52 Ill. App. 23 | Ill. App. Ct. | 1893
delivered the opinion of the Court.
This was an action of account brought by the appellee to compel settlement of accounts and dealings alleged to be unadjusted between the appellee and appellant as co-partners. The pleas of the appellant presented as a defense that he was not liable to account. This issue was submitted to a jury as required by Sec. 6, Chap. 2, R. S. The verdict was adverse to the appellant, and his motion for a new trial was overruled, to which he excepted.
Whereupon the following order was entered: “ And the court orders that M. R. Lee, the defendant, do account to plaintiff, S. S. Yanaway, and that he pay the costs in and about this suit expended to be taxed by the clerk, and that execution issue for the costs accrued in the case. This is an appeal from such order and judgment.
The judgment that the appellant should account was merely interlocutory, not final. It determined nothing beyond a liability to submit to an accounting. The final judgment in actions of account where the verdict is that the defendant is liable to account is upon the report of the auditors. Lee v. Abrams, 12 Ill. 111. It is familiar law that an appeal can be taken from a final judgment only.
The judgment appealed from is against the appellant for all costs accrued and awards execution against him for the collection of such costs. It is insisted a judgment awarding costs is necessarily final.
That a judgment is final is not to be determined inferentially from the mere fact that costs and execution thereof are adjudged against one of the parties.
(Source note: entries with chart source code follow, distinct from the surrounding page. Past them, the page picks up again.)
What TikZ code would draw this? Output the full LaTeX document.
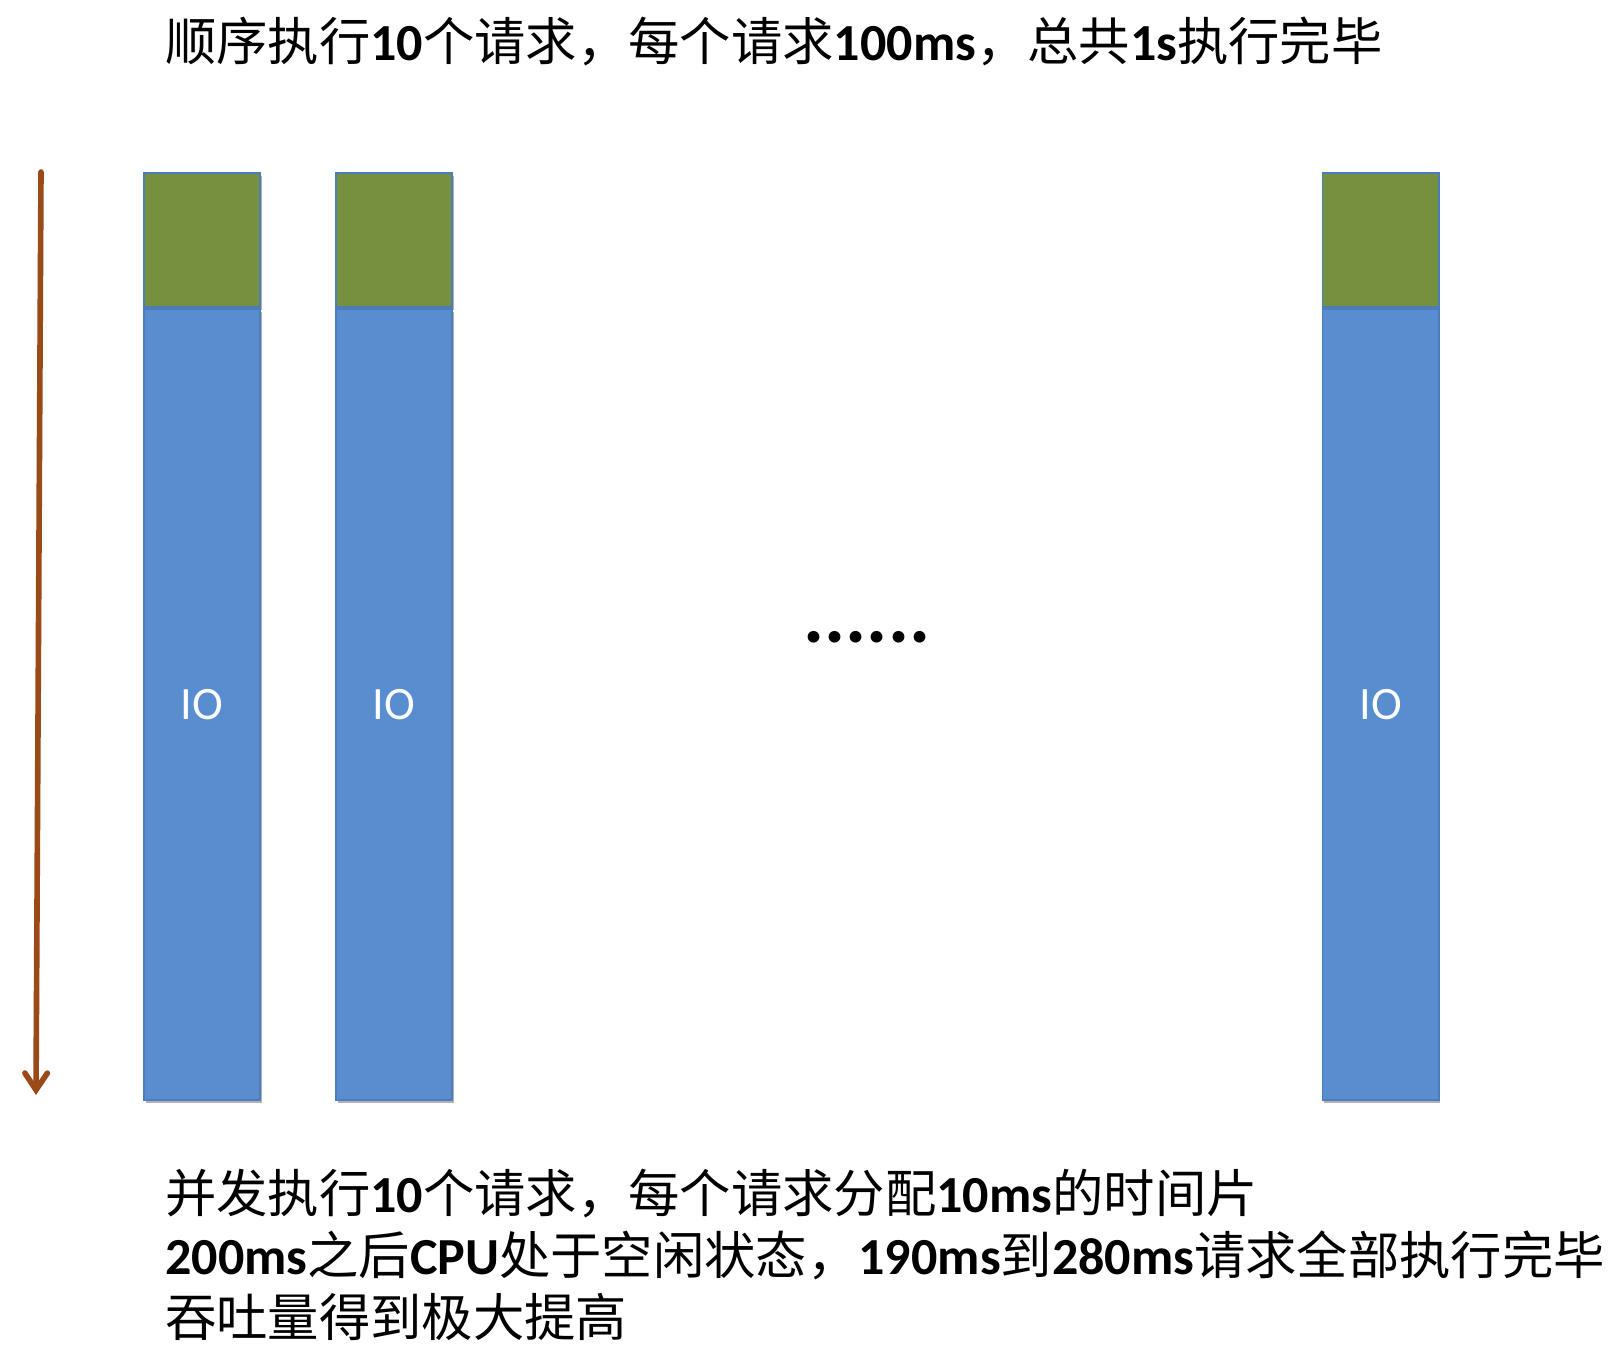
\documentclass[tikz,border=0pt]{standalone}
\usepackage{fontspec}
\setmainfont{Carlito}
\newfontfamily\cjk{Noto Sans CJK SC}
\usetikzlibrary{positioning,arrows.meta,shadows}
\definecolor{cpugreen}{HTML}{77903F}
\definecolor{ioblue}{HTML}{588ED0}
\definecolor{edgeblue}{HTML}{4A7DBA}
\definecolor{timebrown}{HTML}{9A4A17}
\newcommand{\zh}[1]{{\cjk #1}}
\newcommand{\lat}[1]{{\bfseries\fontsize{37}{44}\selectfont #1}}
\tikzset{
    bar/.style={draw=edgeblue, line width=1.4pt, minimum width=2.9cm, inner sep=0pt,
        drop shadow={shadow xshift=0.04cm, shadow yshift=-0.07cm, opacity=0.3, fill=black}},
    cpu/.style={bar, fill=cpugreen, minimum height=3.35cm, anchor=north},
    io/.style={bar, fill=ioblue, minimum height=19.775cm, text=white, font=\fontsize{33}{36}\selectfont},
    caption/.style={anchor=base west, inner sep=0pt, font=\fontsize{36.5}{44}\selectfont},
    timeline/.style={timebrown, line width=4pt, line cap=round, -{Straight Barb[length=12pt, width=16pt, line cap=round]}},
}
\begin{document}
\begin{tikzpicture}[x=0.025cm, y=-0.025cm]
        \useasboundingbox (0,0) rectangle (1622,1362);

        \node[caption] (title) at (165,60)
            {\zh{顺序执行}\lat{10}\zh{个请求，每个请求}\lat{100ms}\zh{，总共}\lat{1s}\zh{执行完毕}};

        \coordinate (tstart) at (41,172);
        \coordinate (tend) at (36,1095);
        \draw[timeline] (tstart) -- (tend);

        \node[cpu] (cpu1) at (202,172) {};
        \node[io, below=0pt of cpu1] (io1) {IO};
        \node[cpu] (cpu2) at (394,172) {};
        \node[io, below=0pt of cpu2] (io2) {IO};
        \node[cpu] (cpu3) at (1380.5,172) {};
        \node[io, below=0pt of cpu3] (io3) {IO};

        \node[font=\bfseries\fontsize{56}{60}\selectfont, inner sep=0pt] (dots) at (867,637) {......};

        \node[caption] (note1) at (165,1212)
            {\zh{并发执行}\lat{10}\zh{个请求，每个请求分配}\lat{10ms}\zh{的时间片}};
        \node[caption] (note2) at (165,1274)
            {\lat{200ms}\zh{之后}\lat{CPU}\zh{处于空闲状态，}\lat{190ms}\zh{到}\lat{280ms}\zh{请求全部执行完毕}};
        \node[caption] (note3) at (165,1336)
            {\zh{吞吐量得到极大提高}};
    \end{tikzpicture}
\end{document}
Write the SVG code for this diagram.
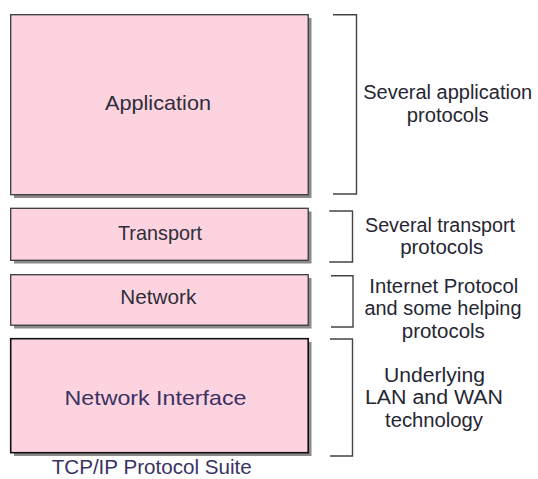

The costs are regulated by statute and follow as an incident to final judgment, but the character of the judgment, whether final or interlocutory, is to be determined from other considerations than that it awarded costs. It must, to be final, terminate and completely dispose of the action. Ex parte Thompson, 93 Ill. 89; Hunter v. Hunter, 100 Ill. 519; Black on Judgments, Vol. 1, Sec. 31.
The judgment that the appellant should account was but the determination of an intermediate issue upon which the further action of the court depended.
Hence, the appeal did not operate to bring before us the errors, which it is alleged intervened in the course of the trial .of that issue before the jury. If the final judgment of the court in the action makes it necessary, the appellant may bring up such questions for review, together with all other supposed errors, in the future course of the proceeding, but the rules of law do not permit him to appeal at each stage in the proceedings, and thus present the case piecemeal and greatly multiply litigation.
We know of no warrant in law for adjudging costs against the appellant until final action is had upon the report of the auditors.
Appellant insists that the appeal brings up that question and urges that the judgment as to costs should be reversed.
The general rule that the parties should bring the whole case before an appellate court at one time is so salutary that it ought not to be departed from.
If exceptions to this general rule exist at all, it is only, to quote from Eliott on Appellate Procedure, Sec. 35, “ When the peculiarities of the case are so strong and so well marked as to leave little doubt that it is a case of such unique character that it can not be brought under the general rule without doing injustice.”
The action in the case at bar is yet before the Circuit Court in fieri. It is fully within the power of the presiding judge to vacate the order for costs and thus obviate or correct the error.
It does not appear from the record that the attention of the judge was at the time or has since been directed to the question of the order for costs, or that he did then or has since distinctly ruled that such judgment was proper and lawful. It is quite probable that the order for costs resulted from clerical inadvertence, and that injustice may be easily avoided by invoking the action of the court wherein the case is yet pending. The appeal was improvidently taken and must be dismissed.